[begin DATA TO USE]

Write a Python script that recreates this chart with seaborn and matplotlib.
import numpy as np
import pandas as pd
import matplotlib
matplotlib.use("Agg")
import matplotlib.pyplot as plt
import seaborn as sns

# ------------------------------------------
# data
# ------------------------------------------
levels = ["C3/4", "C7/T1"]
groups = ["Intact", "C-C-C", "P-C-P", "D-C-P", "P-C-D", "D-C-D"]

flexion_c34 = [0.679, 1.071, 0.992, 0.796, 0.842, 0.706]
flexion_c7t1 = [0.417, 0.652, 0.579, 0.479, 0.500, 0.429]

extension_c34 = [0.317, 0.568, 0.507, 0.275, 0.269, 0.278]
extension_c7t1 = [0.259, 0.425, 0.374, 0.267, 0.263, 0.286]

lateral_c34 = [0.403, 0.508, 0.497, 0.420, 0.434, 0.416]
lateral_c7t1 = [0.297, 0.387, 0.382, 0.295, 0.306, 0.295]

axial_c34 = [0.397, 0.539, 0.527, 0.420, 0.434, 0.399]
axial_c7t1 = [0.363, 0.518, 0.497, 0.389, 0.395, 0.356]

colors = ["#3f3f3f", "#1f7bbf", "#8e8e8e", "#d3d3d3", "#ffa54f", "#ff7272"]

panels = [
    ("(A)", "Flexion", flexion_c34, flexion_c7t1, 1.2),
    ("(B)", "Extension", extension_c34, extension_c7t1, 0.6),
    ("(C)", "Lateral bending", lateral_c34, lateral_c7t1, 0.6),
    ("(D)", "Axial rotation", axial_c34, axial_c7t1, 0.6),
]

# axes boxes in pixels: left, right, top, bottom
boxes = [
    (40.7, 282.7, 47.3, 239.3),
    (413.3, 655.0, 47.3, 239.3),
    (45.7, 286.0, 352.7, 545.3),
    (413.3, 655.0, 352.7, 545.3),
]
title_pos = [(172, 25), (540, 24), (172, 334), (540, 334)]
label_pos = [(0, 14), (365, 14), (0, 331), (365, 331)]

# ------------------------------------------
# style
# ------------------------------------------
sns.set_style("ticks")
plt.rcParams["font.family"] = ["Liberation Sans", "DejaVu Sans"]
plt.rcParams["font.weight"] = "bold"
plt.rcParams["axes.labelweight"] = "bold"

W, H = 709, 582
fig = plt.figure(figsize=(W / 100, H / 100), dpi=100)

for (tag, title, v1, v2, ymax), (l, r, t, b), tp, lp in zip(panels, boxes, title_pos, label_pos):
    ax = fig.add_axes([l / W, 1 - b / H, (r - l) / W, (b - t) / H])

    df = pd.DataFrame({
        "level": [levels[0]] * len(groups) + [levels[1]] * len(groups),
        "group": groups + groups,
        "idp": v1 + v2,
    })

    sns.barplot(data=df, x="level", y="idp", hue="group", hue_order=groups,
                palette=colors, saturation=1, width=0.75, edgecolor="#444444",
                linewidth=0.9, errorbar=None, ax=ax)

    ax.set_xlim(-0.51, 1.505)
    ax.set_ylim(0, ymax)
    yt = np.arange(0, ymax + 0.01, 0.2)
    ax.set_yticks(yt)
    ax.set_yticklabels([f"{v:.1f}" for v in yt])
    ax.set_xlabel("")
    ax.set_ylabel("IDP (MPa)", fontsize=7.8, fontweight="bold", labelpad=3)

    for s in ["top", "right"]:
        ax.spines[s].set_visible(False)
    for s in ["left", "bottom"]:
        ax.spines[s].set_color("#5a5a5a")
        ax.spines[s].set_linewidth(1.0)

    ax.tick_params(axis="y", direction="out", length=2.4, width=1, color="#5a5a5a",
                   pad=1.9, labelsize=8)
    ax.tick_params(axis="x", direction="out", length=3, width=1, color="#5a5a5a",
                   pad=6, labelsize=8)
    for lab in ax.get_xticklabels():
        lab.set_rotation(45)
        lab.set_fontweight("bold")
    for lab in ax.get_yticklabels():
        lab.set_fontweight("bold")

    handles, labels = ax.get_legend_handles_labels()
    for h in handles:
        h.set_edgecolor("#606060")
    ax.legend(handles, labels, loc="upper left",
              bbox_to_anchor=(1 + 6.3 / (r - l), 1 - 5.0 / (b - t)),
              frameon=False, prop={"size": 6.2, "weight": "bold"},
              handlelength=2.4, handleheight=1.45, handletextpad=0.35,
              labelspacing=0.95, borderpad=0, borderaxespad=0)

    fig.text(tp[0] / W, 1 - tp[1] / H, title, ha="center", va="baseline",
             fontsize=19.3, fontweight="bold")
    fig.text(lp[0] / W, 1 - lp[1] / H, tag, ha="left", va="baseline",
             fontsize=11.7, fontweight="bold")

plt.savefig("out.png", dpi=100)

[end DATA TO USE]
[begin DATA TO USE]

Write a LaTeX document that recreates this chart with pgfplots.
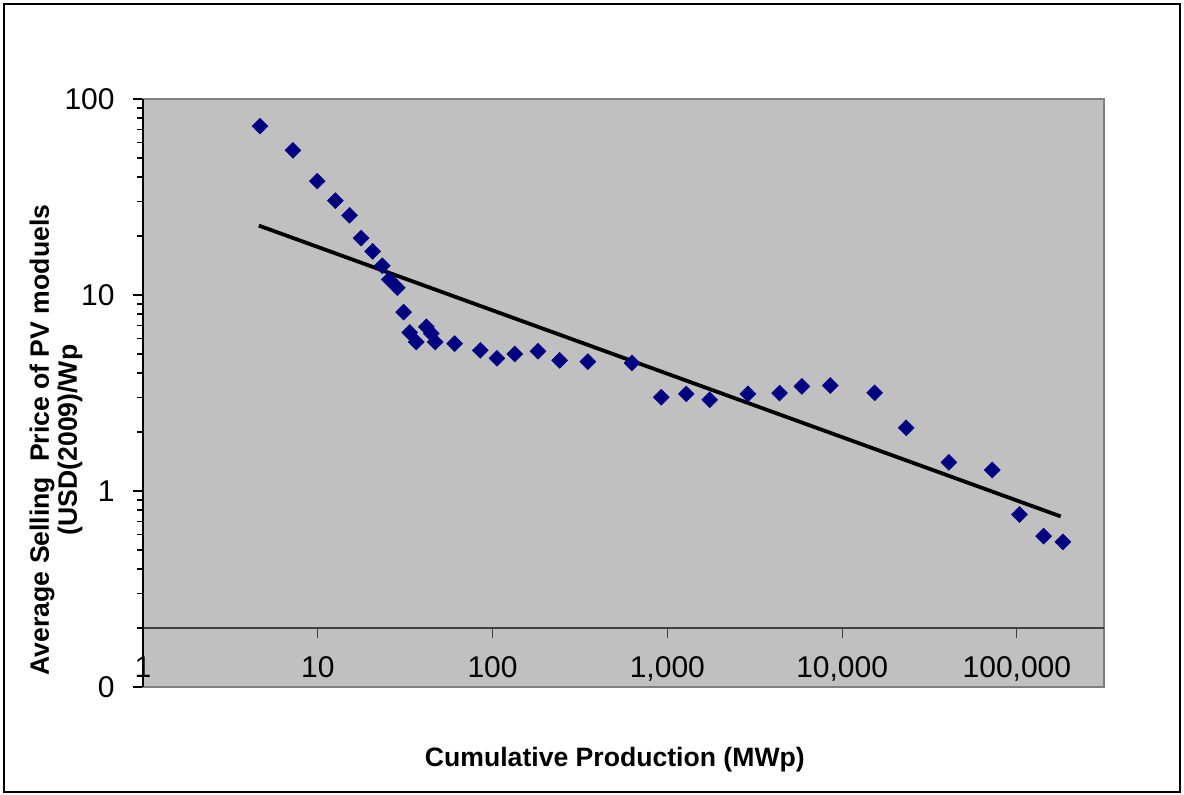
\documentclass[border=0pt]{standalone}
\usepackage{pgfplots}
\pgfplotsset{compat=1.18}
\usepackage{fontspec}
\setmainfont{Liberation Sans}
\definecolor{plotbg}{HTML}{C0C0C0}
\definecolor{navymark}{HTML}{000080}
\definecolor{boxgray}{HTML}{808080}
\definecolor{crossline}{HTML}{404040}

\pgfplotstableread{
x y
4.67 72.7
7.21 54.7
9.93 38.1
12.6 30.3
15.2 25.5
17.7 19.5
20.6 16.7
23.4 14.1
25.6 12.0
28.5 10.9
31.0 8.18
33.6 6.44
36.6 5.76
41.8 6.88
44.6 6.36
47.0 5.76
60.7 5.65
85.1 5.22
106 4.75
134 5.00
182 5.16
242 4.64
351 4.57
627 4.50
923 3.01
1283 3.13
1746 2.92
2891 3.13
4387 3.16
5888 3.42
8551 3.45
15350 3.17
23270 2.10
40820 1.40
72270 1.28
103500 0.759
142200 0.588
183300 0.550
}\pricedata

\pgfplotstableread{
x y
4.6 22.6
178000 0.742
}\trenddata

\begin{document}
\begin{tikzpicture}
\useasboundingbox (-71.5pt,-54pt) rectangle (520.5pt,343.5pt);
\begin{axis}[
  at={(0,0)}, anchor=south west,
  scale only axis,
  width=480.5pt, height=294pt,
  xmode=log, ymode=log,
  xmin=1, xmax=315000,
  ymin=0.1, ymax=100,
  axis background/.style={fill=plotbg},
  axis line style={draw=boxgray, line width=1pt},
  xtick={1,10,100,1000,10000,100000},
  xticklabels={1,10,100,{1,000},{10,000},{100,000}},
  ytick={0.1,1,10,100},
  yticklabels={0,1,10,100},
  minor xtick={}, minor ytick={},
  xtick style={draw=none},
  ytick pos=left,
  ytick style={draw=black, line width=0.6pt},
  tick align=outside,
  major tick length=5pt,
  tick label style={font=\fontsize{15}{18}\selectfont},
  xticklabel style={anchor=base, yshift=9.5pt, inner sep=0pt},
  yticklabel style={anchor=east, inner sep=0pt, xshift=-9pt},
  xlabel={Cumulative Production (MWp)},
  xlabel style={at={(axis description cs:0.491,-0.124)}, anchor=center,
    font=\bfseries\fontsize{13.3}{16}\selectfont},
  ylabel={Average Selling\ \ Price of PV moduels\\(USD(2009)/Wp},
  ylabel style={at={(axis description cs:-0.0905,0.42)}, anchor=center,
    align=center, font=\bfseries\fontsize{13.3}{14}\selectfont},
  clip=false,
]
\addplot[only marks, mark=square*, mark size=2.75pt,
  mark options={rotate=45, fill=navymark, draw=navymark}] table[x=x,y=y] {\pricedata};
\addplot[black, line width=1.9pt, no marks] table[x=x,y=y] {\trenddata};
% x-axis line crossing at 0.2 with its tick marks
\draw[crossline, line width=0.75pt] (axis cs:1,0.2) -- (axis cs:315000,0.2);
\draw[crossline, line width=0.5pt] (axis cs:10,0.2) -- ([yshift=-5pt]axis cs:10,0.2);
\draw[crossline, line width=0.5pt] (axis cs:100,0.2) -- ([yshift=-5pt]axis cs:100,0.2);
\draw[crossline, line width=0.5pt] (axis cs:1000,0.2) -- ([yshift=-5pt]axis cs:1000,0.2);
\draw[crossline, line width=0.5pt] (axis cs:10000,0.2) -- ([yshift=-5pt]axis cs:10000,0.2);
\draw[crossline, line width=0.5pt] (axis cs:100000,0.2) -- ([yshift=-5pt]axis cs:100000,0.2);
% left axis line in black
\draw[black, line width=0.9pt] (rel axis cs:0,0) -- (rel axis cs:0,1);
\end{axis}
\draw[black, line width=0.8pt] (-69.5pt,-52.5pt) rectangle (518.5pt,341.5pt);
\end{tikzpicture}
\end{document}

[end DATA TO USE]

**EXERCISE GOAL:** Each line from the one bearing "Write a Python" through the one bearing "import seaborn as sns" is to be duplicated without change; all remaining lines are to be left out.

**RESPONSE:**
Write a Python script that recreates this chart with seaborn and matplotlib.
import numpy as np
import pandas as pd
import matplotlib
matplotlib.use("Agg")
import matplotlib.pyplot as plt
import seaborn as sns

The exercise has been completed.